I find from Webbalert (First story, though I can’t link to it because you can’t link inside vodcasts (spit) or podcasts (double-spit) that Google News will allow people involved in a story to reply on its page, this is very interesting to me, because it’s one of the things that my previous, more Angelic, startup was doing three years ago before we crash-and-burned2.0. Here’s the argument.
Responses to an item of news come in four flavours.
- People I know
- People who’s opinions I care about
- People involved
- Every other bastard
Frex, in a story about Johnson & Johnson suing the American Red Cross over use of their trademark of a thick scarlet plus sign, I originally heard of it, and commentary about it, from Gideon (Category 1), and since he allows comments I also saw the responses of other members of Category 1 and a couple from Category 4.

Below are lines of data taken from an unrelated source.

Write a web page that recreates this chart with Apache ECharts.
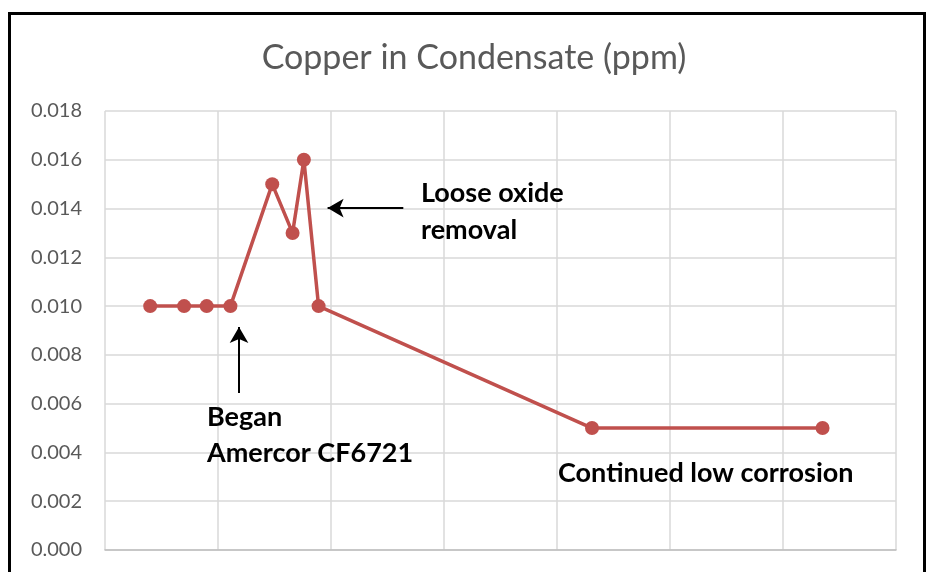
<!DOCTYPE html>
<html>
<head>
<meta charset="utf-8">
<script src="https://cdn.jsdelivr.net/npm/echarts@6/dist/echarts.min.js"></script>
<style>
  html, body { margin: 0; padding: 0; background: #fff; }
  #chart { width: 931px; height: 572px; }
</style>
</head>
<body>
<div id="chart"></div>
<script>
// sample positions along the x axis (one unit = one grid column)
var xPos = [0.40, 0.70, 0.90, 1.11, 1.48, 1.66, 1.76, 1.89, 4.31, 6.35];
// copper, ppm
var copper = [0.010, 0.010, 0.010, 0.010, 0.015, 0.013, 0.016, 0.010, 0.005, 0.005];
var yTicks = [0, 0.002, 0.004, 0.006, 0.008, 0.010, 0.012, 0.014, 0.016, 0.018];

var chart = echarts.init(document.getElementById('chart'));

var points = [];
for (var i = 0; i < xPos.length; i++) {
	points.push([xPos[i], copper[i]]);
}

var noteFont = 'bold 27px Lato, "Open Sans", sans-serif';

var option = {
	animation: false,
	backgroundColor: '#fff',
	title: {
		text: 'Copper in Condensate (ppm)',
		left: 469,
		top: 36,
		textAlign: 'center',
		textStyle: {
			color: '#595959',
			fontSize: 34,
			fontWeight: 'normal',
			fontFamily: 'Lato, "Open Sans", sans-serif'
		}
	},
	grid: { left: 105, right: 35, top: 111, bottom: 22 },
	xAxis: {
		type: 'value',
		min: 0,
		max: 7,
		interval: 1,
		axisLabel: { show: false },
		axisTick: { show: false },
		axisLine: { show: true, lineStyle: { color: '#bfbfbf', width: 1.5 } },
		splitLine: { show: true, lineStyle: { color: '#d9d9d9', width: 1.5 } }
	},
	yAxis: {
		type: 'value',
		min: yTicks[0],
		max: yTicks[yTicks.length - 1],
		interval: 0.002,
		axisLine: { show: false },
		axisTick: { show: false },
		axisLabel: {
			color: '#595959',
			fontSize: 20,
			margin: 23,
			fontFamily: 'Lato, "Open Sans", sans-serif',
			formatter: function (v) { return v.toFixed(3); }
		},
		splitLine: { lineStyle: { color: '#d9d9d9', width: 1.5 } }
	},
	series: [
		{
			type: 'line',
			data: points,
			symbol: 'circle',
			symbolSize: 14,
			lineStyle: { color: '#C0504D', width: 3.5 },
			itemStyle: { color: '#C0504D' },
			markLine: {
				silent: true,
				symbol: ['none', 'arrow'],
				symbolSize: [14, 16],
				label: { show: false },
				lineStyle: { color: '#000', width: 2, type: 'solid' },
				data: [
					[{ coord: [2.64, 0.01402] }, { coord: [1.97, 0.01402] }],
					[{ coord: [1.186, 0.00644] }, { coord: [1.186, 0.00914] }]
				]
			}
		}
	],
	graphic: [
		{
			type: 'rect',
			shape: { x: 9.5, y: 13.5, width: 915, height: 600 },
			style: { fill: 'none', stroke: '#000', lineWidth: 3 },
			z: 100
		},
		{
			type: 'text', left: 421, top: 180, z: 100,
			style: { text: 'Loose oxide', font: noteFont, fill: '#000' }
		},
		{
			type: 'text', left: 421, top: 217, z: 100,
			style: { text: 'removal', font: noteFont, fill: '#000' }
		},
		{
			type: 'text', left: 207, top: 404, z: 100,
			style: { text: 'Began', font: noteFont, fill: '#000' }
		},
		{
			type: 'text', left: 207, top: 440, z: 100,
			style: { text: 'Amercor CF6721', font: noteFont, fill: '#000' }
		},
		{
			type: 'text', left: 558, top: 460, z: 100,
			style: { text: 'Continued low corrosion', font: noteFont, fill: '#000' }
		}
	]
};

chart.setOption(option);
window.onresize = chart.resize;
</script>
</body>
</html>
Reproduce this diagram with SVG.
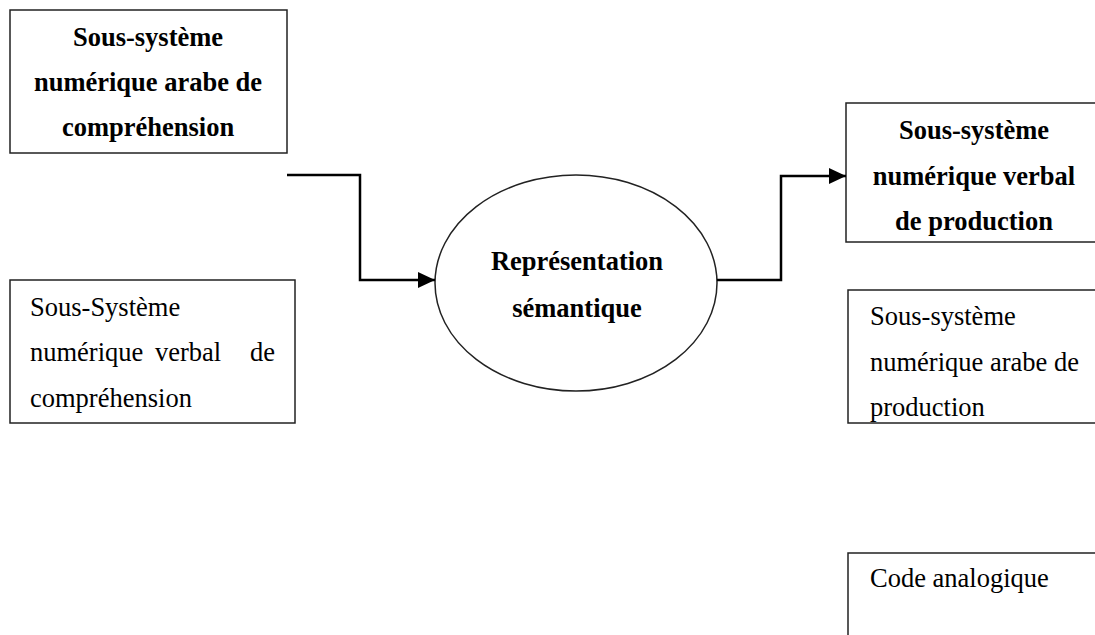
<svg xmlns="http://www.w3.org/2000/svg" width="1095" height="635" viewBox="0 0 1095 635">
<style>
.box{fill:#fff;stroke:#222;stroke-width:1.5}
.b{font-family:"Liberation Serif",serif;font-size:26.5px;font-weight:bold;fill:#000;text-anchor:middle}
.r{font-family:"Liberation Serif",serif;font-size:26.5px;fill:#000}
.con{fill:none;stroke:#000;stroke-width:2.5}
</style>
<defs>
<marker id="ah" markerUnits="userSpaceOnUse" markerWidth="18" markerHeight="16" refX="17" refY="8" orient="auto">
<path d="M0,0 L17,8 L0,16 Z" fill="#000"/>
</marker>
</defs>
<rect width="1095" height="635" fill="#fff"/>
<g id="n1">
<rect class="box" x="10" y="10" width="277" height="143"/>
<text class="b" x="148" y="46">Sous-système</text>
<text class="b" x="148" y="91">numérique arabe de</text>
<text class="b" x="148" y="136">compréhension</text>
</g>
<g id="n2">
<rect class="box" x="10" y="280" width="285" height="143"/>
<text class="r" x="30" y="316">Sous-Système</text>
<text class="r" x="30" y="361">numérique</text>
<text class="r" x="155" y="361">verbal</text>
<text class="r" x="275" y="361" text-anchor="end">de</text>
<text class="r" x="30" y="407">compréhension</text>
</g>
<g id="n3">
<ellipse class="box" cx="576" cy="283" rx="141" ry="108"/>
<text class="b" x="577" y="270">Représentation</text>
<text class="b" x="577" y="317">sémantique</text>
</g>
<g id="n4">
<rect class="box" x="846" y="103" width="260" height="139"/>
<text class="b" x="974" y="139">Sous-système</text>
<text class="b" x="974" y="185">numérique verbal</text>
<text class="b" x="974" y="230">de production</text>
</g>
<g id="n5">
<rect class="box" x="848" y="290" width="260" height="133"/>
<text class="r" x="870" y="325">Sous-système</text>
<text class="r" x="870" y="371">numérique arabe de</text>
<text class="r" x="870" y="416">production</text>
</g>
<g id="n6">
<rect class="box" x="848" y="553" width="260" height="100"/>
<text class="r" x="870" y="587">Code analogique</text>
</g>
<g id="connectors">
<path class="con" d="M287,175 H360 V280 H435" marker-end="url(#ah)"/>
<path class="con" d="M717,280 H781 V176 H846" marker-end="url(#ah)"/>
</g>
</svg>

A Technoarti search brings me 47 links back, including a Slashdot story. The 46 links, and the comments from the Slashdot story (697) fall firmly under Category 4 (The story itself doesn’t, because the writer didn’t editorialize, so that isn’t an opinion).
Because I subscribe to 228 RSS/Atom/ESF feeds (At about 6,250 items a month, fact fans) and however many Livejournals, I generally get information from Categories 1 & 2 fed to me on a plate, and the internet has an endless supply of the opinions of Category 4, if I wanted to get Category 3 information, I have to dig a bit, I have to be interested in the story of itself. Doing so, I find press releases from Johnson & Johnson and The American Red Cross (Both of which offer XML feeds of such, march of the future fans), but both of which would normally have been drowned out almost entirely from my sight by Category 4 information. You find out that above the kneejerk “Attacking the Red Cross bad, m’kay” reaction, J&J are more responding to the ARC’s beginning to encroach on the medical supplies market, and that J&J did actually get the trademark first (even though they got it because of the work of the Red Cross and wanted to associate with it, and the trademark should never have been given). Research it for yourself, anyway. You have the tools.
The internet, the blogosphere (spit again), “Web 2.0” have all given voices to the masses, we have been given the (questionable) impression we can actually affect our world once again but, at the end of the day, Category 3 information – which is information that is actually relevant to the story instead of preprocessed by 1 (Friends) or 2 (Pundits) – needs to float above the sea of 4 (Bastards).